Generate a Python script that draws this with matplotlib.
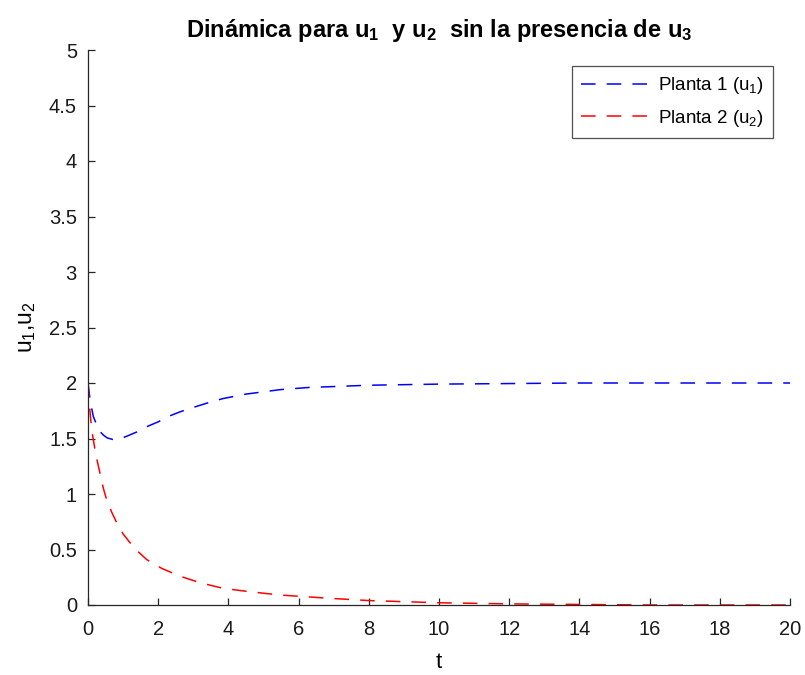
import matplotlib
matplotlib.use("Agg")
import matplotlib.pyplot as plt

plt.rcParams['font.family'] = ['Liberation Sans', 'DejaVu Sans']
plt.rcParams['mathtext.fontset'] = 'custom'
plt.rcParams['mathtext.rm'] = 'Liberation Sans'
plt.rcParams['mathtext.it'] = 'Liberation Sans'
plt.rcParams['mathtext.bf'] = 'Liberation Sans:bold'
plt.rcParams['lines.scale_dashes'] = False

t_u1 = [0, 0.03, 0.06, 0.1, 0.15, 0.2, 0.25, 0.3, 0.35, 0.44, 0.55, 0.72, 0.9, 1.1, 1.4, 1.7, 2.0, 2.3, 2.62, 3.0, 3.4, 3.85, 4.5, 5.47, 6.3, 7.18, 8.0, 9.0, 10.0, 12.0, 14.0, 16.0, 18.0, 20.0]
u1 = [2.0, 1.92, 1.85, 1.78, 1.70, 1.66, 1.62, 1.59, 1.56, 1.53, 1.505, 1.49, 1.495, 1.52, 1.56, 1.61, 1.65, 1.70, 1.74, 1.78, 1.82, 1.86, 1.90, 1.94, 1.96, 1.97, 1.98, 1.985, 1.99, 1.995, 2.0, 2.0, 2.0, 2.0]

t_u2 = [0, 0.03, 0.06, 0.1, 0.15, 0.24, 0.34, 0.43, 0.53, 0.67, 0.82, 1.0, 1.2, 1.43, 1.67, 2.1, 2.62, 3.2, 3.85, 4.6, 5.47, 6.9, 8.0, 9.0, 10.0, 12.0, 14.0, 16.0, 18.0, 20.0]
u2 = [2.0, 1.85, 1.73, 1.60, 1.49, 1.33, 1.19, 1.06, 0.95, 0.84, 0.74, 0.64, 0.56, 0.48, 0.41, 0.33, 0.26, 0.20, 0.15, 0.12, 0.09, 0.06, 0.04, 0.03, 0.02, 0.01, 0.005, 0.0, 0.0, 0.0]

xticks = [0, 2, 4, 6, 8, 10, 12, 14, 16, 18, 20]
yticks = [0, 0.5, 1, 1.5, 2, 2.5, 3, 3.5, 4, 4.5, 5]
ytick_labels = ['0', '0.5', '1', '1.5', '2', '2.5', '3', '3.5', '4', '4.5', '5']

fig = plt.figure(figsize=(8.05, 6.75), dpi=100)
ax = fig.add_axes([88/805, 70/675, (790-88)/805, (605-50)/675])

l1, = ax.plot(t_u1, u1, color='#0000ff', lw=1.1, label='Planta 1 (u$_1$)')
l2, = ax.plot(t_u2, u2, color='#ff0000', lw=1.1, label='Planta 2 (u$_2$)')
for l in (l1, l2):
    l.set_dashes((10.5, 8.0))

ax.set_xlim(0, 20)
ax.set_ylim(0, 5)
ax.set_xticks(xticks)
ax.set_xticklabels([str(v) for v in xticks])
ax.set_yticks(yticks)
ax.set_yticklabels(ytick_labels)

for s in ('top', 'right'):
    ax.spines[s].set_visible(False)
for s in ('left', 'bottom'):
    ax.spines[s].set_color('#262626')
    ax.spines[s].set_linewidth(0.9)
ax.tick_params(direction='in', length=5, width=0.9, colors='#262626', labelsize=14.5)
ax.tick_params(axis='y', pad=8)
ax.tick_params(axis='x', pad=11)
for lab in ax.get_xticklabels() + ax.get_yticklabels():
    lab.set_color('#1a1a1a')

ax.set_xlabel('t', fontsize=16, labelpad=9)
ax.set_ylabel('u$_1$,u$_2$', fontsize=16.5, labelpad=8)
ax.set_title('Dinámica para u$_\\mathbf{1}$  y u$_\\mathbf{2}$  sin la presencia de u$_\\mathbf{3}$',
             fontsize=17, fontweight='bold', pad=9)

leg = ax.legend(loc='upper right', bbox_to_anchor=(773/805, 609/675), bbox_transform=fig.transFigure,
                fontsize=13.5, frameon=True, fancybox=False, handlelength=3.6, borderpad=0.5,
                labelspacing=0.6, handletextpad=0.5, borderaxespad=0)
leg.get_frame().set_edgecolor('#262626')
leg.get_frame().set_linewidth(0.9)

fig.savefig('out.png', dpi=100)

————————

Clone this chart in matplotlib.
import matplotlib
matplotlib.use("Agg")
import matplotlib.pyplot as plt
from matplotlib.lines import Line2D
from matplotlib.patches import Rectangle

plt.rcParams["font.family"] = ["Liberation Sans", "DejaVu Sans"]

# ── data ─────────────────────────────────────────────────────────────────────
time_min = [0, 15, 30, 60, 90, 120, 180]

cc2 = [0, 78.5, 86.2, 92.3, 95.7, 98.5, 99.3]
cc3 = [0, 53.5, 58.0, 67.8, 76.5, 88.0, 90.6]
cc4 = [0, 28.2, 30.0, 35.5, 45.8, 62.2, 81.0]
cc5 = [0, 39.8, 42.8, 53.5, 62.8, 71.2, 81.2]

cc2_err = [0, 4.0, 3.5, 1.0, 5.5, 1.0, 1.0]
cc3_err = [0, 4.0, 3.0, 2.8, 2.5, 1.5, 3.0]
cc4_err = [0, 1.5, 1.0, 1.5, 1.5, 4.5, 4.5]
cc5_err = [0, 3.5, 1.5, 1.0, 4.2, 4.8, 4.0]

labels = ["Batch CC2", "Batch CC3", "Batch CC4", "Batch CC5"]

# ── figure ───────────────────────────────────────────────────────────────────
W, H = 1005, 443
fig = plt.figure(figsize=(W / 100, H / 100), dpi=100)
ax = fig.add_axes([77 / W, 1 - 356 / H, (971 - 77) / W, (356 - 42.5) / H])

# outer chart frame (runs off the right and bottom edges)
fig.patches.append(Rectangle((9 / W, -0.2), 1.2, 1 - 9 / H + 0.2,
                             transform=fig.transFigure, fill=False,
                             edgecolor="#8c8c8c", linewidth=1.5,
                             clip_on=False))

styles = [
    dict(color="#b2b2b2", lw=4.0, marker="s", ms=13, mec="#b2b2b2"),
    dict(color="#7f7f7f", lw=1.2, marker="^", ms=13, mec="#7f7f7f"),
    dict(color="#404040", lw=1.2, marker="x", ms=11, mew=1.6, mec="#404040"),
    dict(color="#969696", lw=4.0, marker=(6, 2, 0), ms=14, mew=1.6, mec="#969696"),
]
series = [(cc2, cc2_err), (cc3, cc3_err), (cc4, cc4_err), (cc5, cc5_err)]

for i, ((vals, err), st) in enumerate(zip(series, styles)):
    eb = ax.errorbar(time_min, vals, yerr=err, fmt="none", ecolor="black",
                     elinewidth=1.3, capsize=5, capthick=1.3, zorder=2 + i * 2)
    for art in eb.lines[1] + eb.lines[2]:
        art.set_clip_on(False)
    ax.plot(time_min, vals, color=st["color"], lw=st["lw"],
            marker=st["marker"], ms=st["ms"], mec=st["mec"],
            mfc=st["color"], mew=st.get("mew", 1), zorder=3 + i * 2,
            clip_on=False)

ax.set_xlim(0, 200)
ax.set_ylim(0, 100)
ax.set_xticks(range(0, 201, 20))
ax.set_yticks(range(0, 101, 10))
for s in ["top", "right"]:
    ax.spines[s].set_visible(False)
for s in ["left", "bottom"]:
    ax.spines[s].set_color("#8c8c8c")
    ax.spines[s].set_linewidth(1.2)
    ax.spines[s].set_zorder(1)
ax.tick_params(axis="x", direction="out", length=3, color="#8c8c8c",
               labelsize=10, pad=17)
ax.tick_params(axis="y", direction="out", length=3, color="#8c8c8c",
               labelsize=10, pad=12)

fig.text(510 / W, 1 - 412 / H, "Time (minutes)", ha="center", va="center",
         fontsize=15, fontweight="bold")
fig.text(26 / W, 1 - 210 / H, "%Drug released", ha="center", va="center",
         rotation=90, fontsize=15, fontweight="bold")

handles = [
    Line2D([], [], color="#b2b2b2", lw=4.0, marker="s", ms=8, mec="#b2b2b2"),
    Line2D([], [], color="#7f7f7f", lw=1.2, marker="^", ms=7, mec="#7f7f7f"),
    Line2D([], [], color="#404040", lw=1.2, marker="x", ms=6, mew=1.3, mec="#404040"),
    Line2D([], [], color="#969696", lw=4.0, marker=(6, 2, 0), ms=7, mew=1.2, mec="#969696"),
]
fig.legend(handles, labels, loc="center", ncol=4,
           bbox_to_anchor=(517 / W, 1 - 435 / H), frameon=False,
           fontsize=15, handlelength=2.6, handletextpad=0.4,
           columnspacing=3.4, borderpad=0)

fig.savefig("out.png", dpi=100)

————————

▶ _What you are asked to do_: Return exactly the lines from the one with "Generate a Python" to the one with "lab.set_color('#1a1a1a')", both ends kept, and only those. Images are left out.

▶ _Right answer_:
Generate a Python script that draws this with matplotlib.
import matplotlib
matplotlib.use("Agg")
import matplotlib.pyplot as plt

plt.rcParams['font.family'] = ['Liberation Sans', 'DejaVu Sans']
plt.rcParams['mathtext.fontset'] = 'custom'
plt.rcParams['mathtext.rm'] = 'Liberation Sans'
plt.rcParams['mathtext.it'] = 'Liberation Sans'
plt.rcParams['mathtext.bf'] = 'Liberation Sans:bold'
plt.rcParams['lines.scale_dashes'] = False

t_u1 = [0, 0.03, 0.06, 0.1, 0.15, 0.2, 0.25, 0.3, 0.35, 0.44, 0.55, 0.72, 0.9, 1.1, 1.4, 1.7, 2.0, 2.3, 2.62, 3.0, 3.4, 3.85, 4.5, 5.47, 6.3, 7.18, 8.0, 9.0, 10.0, 12.0, 14.0, 16.0, 18.0, 20.0]
u1 = [2.0, 1.92, 1.85, 1.78, 1.70, 1.66, 1.62, 1.59, 1.56, 1.53, 1.505, 1.49, 1.495, 1.52, 1.56, 1.61, 1.65, 1.70, 1.74, 1.78, 1.82, 1.86, 1.90, 1.94, 1.96, 1.97, 1.98, 1.985, 1.99, 1.995, 2.0, 2.0, 2.0, 2.0]

t_u2 = [0, 0.03, 0.06, 0.1, 0.15, 0.24, 0.34, 0.43, 0.53, 0.67, 0.82, 1.0, 1.2, 1.43, 1.67, 2.1, 2.62, 3.2, 3.85, 4.6, 5.47, 6.9, 8.0, 9.0, 10.0, 12.0, 14.0, 16.0, 18.0, 20.0]
u2 = [2.0, 1.85, 1.73, 1.60, 1.49, 1.33, 1.19, 1.06, 0.95, 0.84, 0.74, 0.64, 0.56, 0.48, 0.41, 0.33, 0.26, 0.20, 0.15, 0.12, 0.09, 0.06, 0.04, 0.03, 0.02, 0.01, 0.005, 0.0, 0.0, 0.0]

xticks = [0, 2, 4, 6, 8, 10, 12, 14, 16, 18, 20]
yticks = [0, 0.5, 1, 1.5, 2, 2.5, 3, 3.5, 4, 4.5, 5]
ytick_labels = ['0', '0.5', '1', '1.5', '2', '2.5', '3', '3.5', '4', '4.5', '5']

fig = plt.figure(figsize=(8.05, 6.75), dpi=100)
ax = fig.add_axes([88/805, 70/675, (790-88)/805, (605-50)/675])

l1, = ax.plot(t_u1, u1, color='#0000ff', lw=1.1, label='Planta 1 (u$_1$)')
l2, = ax.plot(t_u2, u2, color='#ff0000', lw=1.1, label='Planta 2 (u$_2$)')
for l in (l1, l2):
    l.set_dashes((10.5, 8.0))

ax.set_xlim(0, 20)
ax.set_ylim(0, 5)
ax.set_xticks(xticks)
ax.set_xticklabels([str(v) for v in xticks])
ax.set_yticks(yticks)
ax.set_yticklabels(ytick_labels)

for s in ('top', 'right'):
    ax.spines[s].set_visible(False)
for s in ('left', 'bottom'):
    ax.spines[s].set_color('#262626')
    ax.spines[s].set_linewidth(0.9)
ax.tick_params(direction='in', length=5, width=0.9, colors='#262626', labelsize=14.5)
ax.tick_params(axis='y', pad=8)
ax.tick_params(axis='x', pad=11)
for lab in ax.get_xticklabels() + ax.get_yticklabels():
    lab.set_color('#1a1a1a')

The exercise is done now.